Такого «мирного жителя» дай Бог всякому государству. Грехи? Так ведь кто же без грехов.
Не понимаю. Гнев, пыл, комья грязи, другой раз булыжник. Просто целый “водоворот” около дремлющей у затонувшего бревна рыбки. И рыбка – ясная. И вода, и воздух. Чего им нужно?
(пук рецензий)».
Пассаж вполне типичный для Розанова. Пассаж одновременно и вполне даосский по духу и тону, и вполне обывательский. Однако обывателя, запершегося в своей норке и боящегося высунуть нос, нетрудно отличить от человека дао, абсолютно раскованно расположившегося под солнышком. Абсолютно доверчивого к движению стихий – вовне и внутри себя. Эта дремлющая у затонувшего бревна рыбка не просто дремлет, она необыкновенна чутка к тому струению, которое ее пронизывает. Эта рыбка моментально откликается на зовы струенья, и не потому, что она чего-то хочет или жадно ждет-ищет, нет, но потому, что сама суть этого струенья и есть Первоисточник, первоимпульс, первотворенье.

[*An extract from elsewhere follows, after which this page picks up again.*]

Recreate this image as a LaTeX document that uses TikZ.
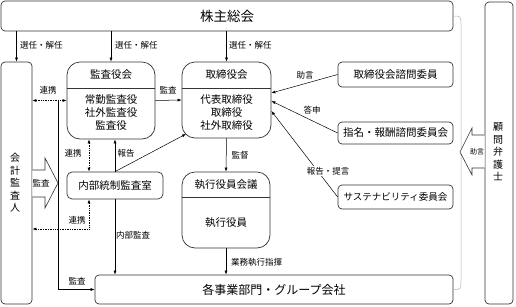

«Что пишу? Почему пишу? А “хочется”. Почему “хочется?” Господи, почему Ты хочешь, чтобы я писал? А разве без Твоего хотенья я написал бы хоть одну строку? Почему кипит кровь? Почему бежит в жилах? Почему сон? Господи, мы в Твоих руках, куда же нам деться?» Запись в «Сахарне» совершенно в духе какого-нибудь Майстера Экхарта. Представим себе, что все это не фразы, не фигуры речи, а истинная, «прозаически-документальная», психологически-протокольная реальность: «Господи, почему Ты хочешь, чтобы я писал?» Повеет почти жутью, как от библейских текстов, где невероятно (для нас нынешних) кратко расстояние от субъекта речи (Моисея, Авраама, Иова, Давида) до Бога, где они просто-напросто дышат другу другу в ухо. Действие и слово обретают ту фактичность, ту действительную космичность, которые сегодня уже не ощутимы, кажущеся-невозможны. Но что же для этого нужно? Что же нужно, чтобы, не блефуя, сказать: «Господи, почему Ты хочешь, чтобы я писал?» Быть может, нужна вера в это? Но что есть вера, как не ощущение прямого источника твоего импульса? Осязательного, как касание острым ножом кожи… Вера как полнота доверия.